And you give him these keys, I don’t need them no more

18 03 2013

Michelle Shocked has lost it.

I saw her at the Guthrie, back in the day, a solo performance supporting Short, Sharp, Shocked. My memory of her is hazy, but she sounded good. She always had that strong, pure voice.

Well, at a show in San Francisco this past Sunday, she decided to substitute a politico-religious rant for a second set. Given Shocked’s lefty following, this wouldn’t have led to any reaction stronger than rolled eyes had she not said that same-sex marriage is a sign of the End Times and she worried that ministers would be forced at gunpoint to marry queer folk.

Then she told the audience to tweet that she said “God hates faggots.” At which point the audience began to leave.

A Seattle venue has canceled an upcoming gig, and, according to a commenter at The Stranger‘s coverage of the story, other clubs are shutting her out.

I don’t know what to think of this. I do remember reading an interview with her a loooong time ago (my first year of grad school), in which she talked about sabotaging her own studio session if she thought her record company were taking advantage of her, and of her triumph in taking less money from the company than they offered. Which I thought was odd.
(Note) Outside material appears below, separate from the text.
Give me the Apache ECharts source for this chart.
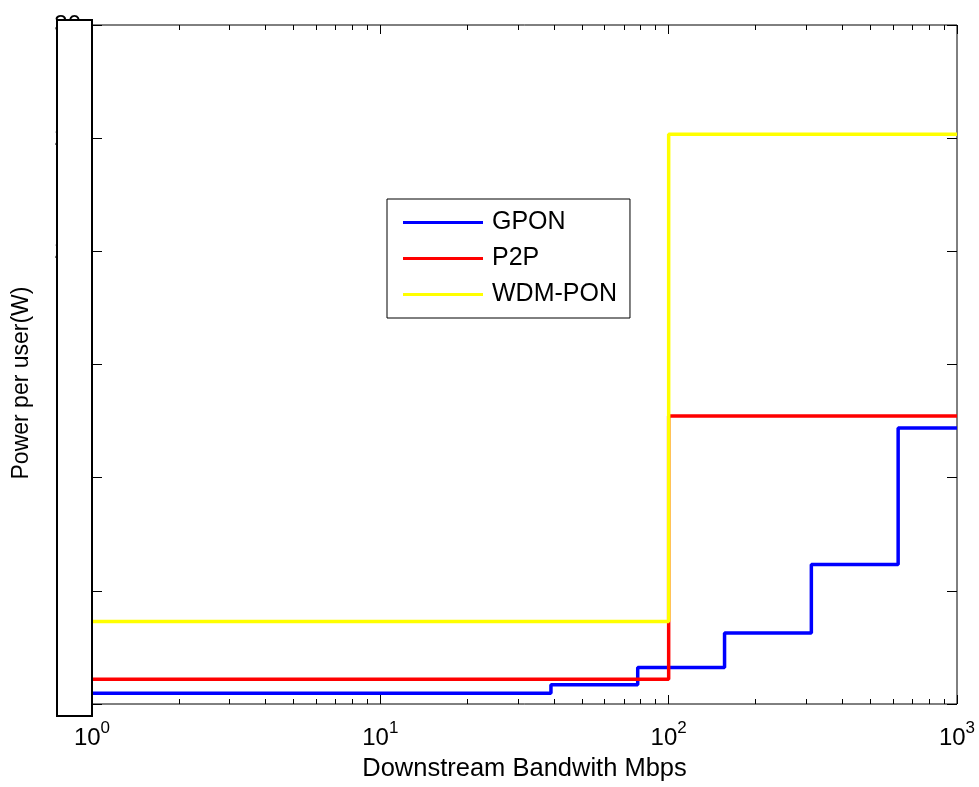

(Maybe I misread her words, maybe I’m misremembering them, but while I liked her music her intensity made me wary. In any case, she seemed distressed at the prospect of fame.)

Anyway, a number of commenters at both the Yahoo and The Stranger stories seem more saddened by what they speculate is a mental breakdown than pissed off. I guess that could be seen as a compassionate response, but I’m not entirely comfortable attributing religious fervor or a political conversion to mental illness: it is possible to change one’s mind without losing it.

Still, whatever the cause of her change, I feel badly for her. I don’t know if she sabotaged herself on purpose, as a way to escape being “Michelle Shocked”, or if she didn’t know what she was doing, or if she sincerely thought a concert was the best place for a sermon, but the damage is  done.